_Task data:_
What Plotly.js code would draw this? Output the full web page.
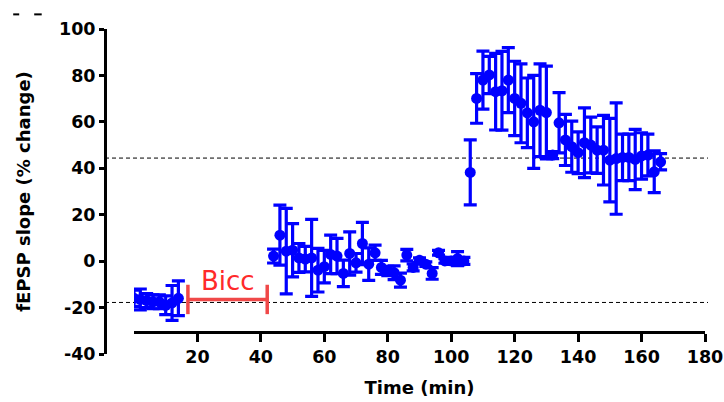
<!DOCTYPE html>
<html>
<head>
<meta charset="utf-8">
<script src="https://cdn.plot.ly/plotly-3.0.1.min.js"></script>
<style>html,body{margin:0;padding:0;background:#fff;}#chart{width:724px;height:402px;}</style>
</head>
<body>
<div id="chart"></div>
<script>
// Time points (min)
const timeBaseline = [0, 2, 4, 6, 8, 10, 12, 14];
const timeBicc = [44, 46, 48, 50, 52, 54, 56, 58, 60, 62, 64, 66, 68, 70, 72, 74, 76, 78, 80, 82, 84, 86, 88, 90, 92, 94, 96, 98, 100, 102, 104];
const timeLTP = [106, 108, 110, 112, 114, 116, 118, 120, 122, 124, 126, 128, 130, 132, 134, 136, 138, 140, 142, 144, 146, 148, 150, 152, 154, 156, 158, 160, 162, 164, 166];

// fEPSP slope (% change), mean
const slopeBaseline = [-16, -16.5, -17, -17.5, -17.5, -19, -18, -16];
const slopeBicc = [2.2, 11.2, 4.3, 4.7, 1.4, 0.9, 1.4, -3.9, -2.4, 2.9, 2.2, -5.3, 3.3, -0.7, 7.6, -1.3, 3.6, -2.7, -4.2, -5, -8.2, 2.6, -2.7, 0.4, -1.3, -5.3, 3.6, 0.1, 0.1, 1.1, 0.1];
const slopeLTP = [38.2, 70.1, 78, 80.2, 73, 73.4, 78, 70.1, 68, 63.9, 60, 65, 64, 45.7, 59.6, 52.2, 49.3, 46.7, 51, 50, 47.8, 47.8, 43.5, 44.2, 44.7, 44.7, 43.8, 45.3, 45.7, 38.5, 42.8];

// error (SEM)
const errBaseline = [3.5, 4.5, 3, 3, 3, 4, 7.5, 7.5];
const errBicc = [3, 12.9, 18.4, 11.5, 6.2, 5.5, 16.6, 9.4, 7, 8.3, 7.6, 5.7, 9.3, 4, 9.1, 7, 3.3, 3, 2, 3, 3, 2.5, 1.5, 1, 1, 2.5, 1, 1, 1.5, 3, 1.5];
const errLTP = [14, 10.7, 12.5, 8, 16.5, 17, 14, 16, 17, 15, 20, 20, 20, 1.5, 13, 11, 11, 9, 15, 12, 10, 15, 18, 24, 10, 10, 13, 10, 9, 9, 3.5];

// Drug application and reference levels
const biccLabel = 'Bicc';
const biccSpan = [17, 42];
const biccLevel = -16.5;
const refLevels = [44.4, -17.8];

const xTicks = [20, 40, 60, 80, 100, 120, 140, 160, 180];
const yTicks = [-40, -20, 0, 20, 40, 60, 80, 100];

const allTime = timeBaseline.concat(timeBicc, timeLTP);
const allSlope = slopeBaseline.concat(slopeBicc, slopeLTP);
const allErr = errBaseline.concat(errBicc, errLTP);

const blue = '#0000ff';
const red = '#f04848';
const fam = 'DejaVu Sans, Verdana, sans-serif';
const tickFont = {family: fam, size: 17.5, color: '#000', weight: 'bold'};
const titleFont = {family: fam, size: 18, color: '#000', weight: 'bold'};

const traces = [
  {
    x: biccSpan, y: [biccLevel, biccLevel],
    type: 'scatter', mode: 'lines+markers',
    line: {color: red, width: 3.5},
    marker: {symbol: 'line-ns', size: 21, line: {color: red, width: 3.5}},
    hoverinfo: 'skip', showlegend: false
  },
  {
    x: allTime, y: allSlope,
    type: 'scatter', mode: 'markers',
    marker: {color: blue, size: 11},
    error_y: {type: 'data', array: allErr, visible: true, color: blue, thickness: 3.2, width: 6.5},
    showlegend: false
  }
];

const shapes = refLevels.map(v => ({
  type: 'line', xref: 'paper', yref: 'y', x0: 0, x1: 1.005, y0: v, y1: v,
  line: {color: '#000', width: 1, dash: '4px,3px'}, layer: 'below'
}));
shapes.push(
  {type: 'line', xref: 'paper', yref: 'paper', x0: -0.153, x1: -0.143, y0: 1.045, y1: 1.045, line: {color: '#000', width: 2}},
  {type: 'line', xref: 'paper', yref: 'paper', x0: -0.118, x1: -0.1055, y0: 1.045, y1: 1.045, line: {color: '#000', width: 2}}
);

const layout = {
  width: 724, height: 402,
  margin: {l: 105, r: 19, t: 29, b: 48},
  paper_bgcolor: '#fff', plot_bgcolor: '#fff',
  showlegend: false,
  xaxis: {
    domain: [0.0483, 1], range: [0, 180],
    anchor: 'free', position: 0.0677,
    tickvals: xTicks, ticktext: xTicks.map(String),
    ticks: 'outside', ticklen: 8, tickwidth: 3, tickcolor: '#000',
    showline: true, linewidth: 3, linecolor: '#000',
    showgrid: false, zeroline: false,
    tickfont: tickFont,
    title: {text: 'Time (min)', font: titleFont, standoff: 15}
  },
  yaxis: {
    range: [-40, 100],
    anchor: 'free', position: 0,
    tickvals: yTicks, ticktext: yTicks.map(String),
    ticks: 'outside', ticklen: 5, tickwidth: 3, tickcolor: '#000',
    showline: true, linewidth: 3, linecolor: '#000',
    showgrid: false, zeroline: false,
    tickfont: tickFont,
    title: {text: 'fEPSP slope (% change)', font: titleFont, standoff: 22}
  },
  shapes: shapes,
  annotations: [{
    x: (biccSpan[0] + biccSpan[1]) / 2, y: biccLevel, xref: 'x', yref: 'y',
    text: biccLabel, showarrow: false, yanchor: 'bottom', yshift: 1,
    font: {family: 'DejaVu Sans, Arial, sans-serif', size: 26, color: '#ff2a2a'}
  }]
};

Plotly.newPlot('chart', traces, layout, {displayModeBar: false, staticPlot: true});
</script>
</body>
</html>
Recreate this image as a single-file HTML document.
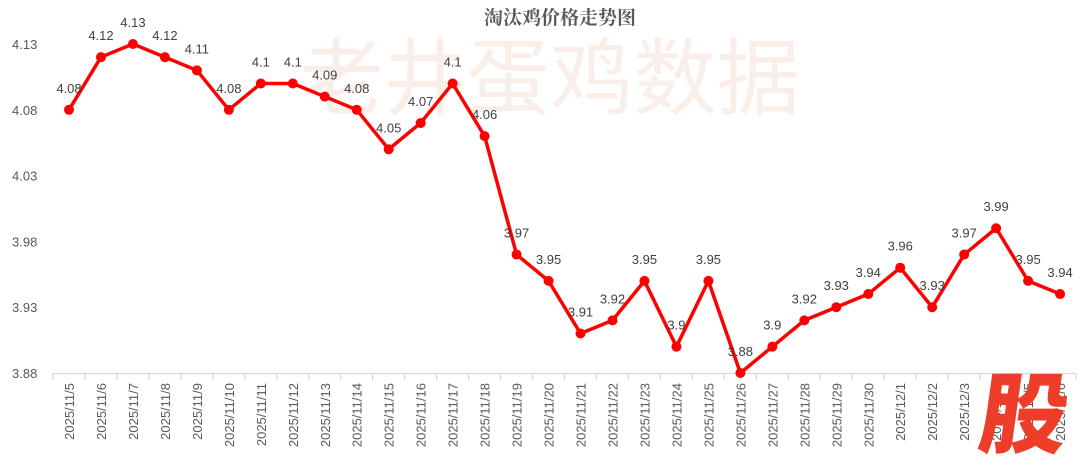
<!DOCTYPE html>
<html><head><meta charset="utf-8"><style>
html,body{margin:0;padding:0;background:#fff;}
svg{display:block;font-family:"Liberation Sans","Noto Sans CJK SC",sans-serif;}
</style></head><body>
<svg id="c" width="1080" height="470" viewBox="0 0 1080 470" xmlns="http://www.w3.org/2000/svg">
<text x="300" y="108" font-size="84" fill="#faefe8" font-family="'Noto Sans CJK SC',sans-serif" textLength="500" lengthAdjust="spacingAndGlyphs">老井蛋鸡数据</text>
<text x="560" y="24" text-anchor="middle" font-size="19" font-weight="bold" fill="#595959" font-family="'Noto Serif CJK SC','Noto Sans CJK SC',serif">淘汰鸡价格走势图</text>
<g id="g"></g>
<text transform="translate(1020,446) skewX(-8)" text-anchor="middle" font-size="88" font-weight="900" fill="#ee3e2a" font-family="'Noto Sans CJK SC',sans-serif">股</text>
</svg>
<script>
var v=[4.08,4.12,4.13,4.12,4.11,4.08,4.1,4.1,4.09,4.08,4.05,4.07,4.1,4.06,3.97,3.95,3.91,3.92,3.95,3.9,3.95,3.88,3.9,3.92,3.93,3.94,3.96,3.93,3.97,3.99,3.95,3.94];
var d=[];for(var i=5;i<=30;i++)d.push("2025/11/"+i);for(i=1;i<=6;i++)d.push("2025/12/"+i);
function X(i){return 69+i*31.97;}function Y(a){return 373-(a-3.88)/0.25*329;}
var s="";
[4.13,4.08,4.03,3.98,3.93,3.88].forEach(function(t){s+='<text x="12" y="'+(Y(t)+5)+'" font-size="13" fill="#595959">'+t.toFixed(2)+'</text>';});
s+='<line x1="53" y1="373.5" x2="1076" y2="373.5" stroke="#d9d9d9" stroke-width="1.3"/>';
for(i=0;i<=32;i++){var tx=53+i*31.97;s+='<line x1="'+tx+'" y1="373" x2="'+tx+'" y2="380" stroke="#d9d9d9" stroke-width="1.3"/>';}
for(i=0;i<32;i++){s+='<text transform="translate('+(X(i)+5)+',383) rotate(-90)" text-anchor="end" font-size="13" fill="#595959">'+d[i]+'</text>';}
var p="";for(i=0;i<32;i++)p+=(i?"L":"M")+X(i)+","+Y(v[i]);
s+='<path d="'+p+'" fill="none" stroke="#ff0000" stroke-width="3.5" stroke-linejoin="round"/>';
for(i=0;i<32;i++){s+='<circle cx="'+X(i)+'" cy="'+Y(v[i])+'" r="5" fill="#ff0000"/>';
s+='<text x="'+X(i)+'" y="'+(Y(v[i])-17)+'" text-anchor="middle" font-size="13" fill="#404040">'+v[i]+'</text>';}
document.getElementById("g").innerHTML=s;
</script>
</body></html>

_Task statement:_
Quote the records above exactly, from the first line through the line containing "45.7, 38.5, 42.8];", and leave out the pictures.

_Exercise solution:_
What Plotly.js code would draw this? Output the full web page.
<!DOCTYPE html>
<html>
<head>
<meta charset="utf-8">
<script src="https://cdn.plot.ly/plotly-3.0.1.min.js"></script>
<style>html,body{margin:0;padding:0;background:#fff;}#chart{width:724px;height:402px;}</style>
</head>
<body>
<div id="chart"></div>
<script>
// Time points (min)
const timeBaseline = [0, 2, 4, 6, 8, 10, 12, 14];
const timeBicc = [44, 46, 48, 50, 52, 54, 56, 58, 60, 62, 64, 66, 68, 70, 72, 74, 76, 78, 80, 82, 84, 86, 88, 90, 92, 94, 96, 98, 100, 102, 104];
const timeLTP = [106, 108, 110, 112, 114, 116, 118, 120, 122, 124, 126, 128, 130, 132, 134, 136, 138, 140, 142, 144, 146, 148, 150, 152, 154, 156, 158, 160, 162, 164, 166];

// fEPSP slope (% change), mean
const slopeBaseline = [-16, -16.5, -17, -17.5, -17.5, -19, -18, -16];
const slopeBicc = [2.2, 11.2, 4.3, 4.7, 1.4, 0.9, 1.4, -3.9, -2.4, 2.9, 2.2, -5.3, 3.3, -0.7, 7.6, -1.3, 3.6, -2.7, -4.2, -5, -8.2, 2.6, -2.7, 0.4, -1.3, -5.3, 3.6, 0.1, 0.1, 1.1, 0.1];
const slopeLTP = [38.2, 70.1, 78, 80.2, 73, 73.4, 78, 70.1, 68, 63.9, 60, 65, 64, 45.7, 59.6, 52.2, 49.3, 46.7, 51, 50, 47.8, 47.8, 43.5, 44.2, 44.7, 44.7, 43.8, 45.3, 45.7, 38.5, 42.8];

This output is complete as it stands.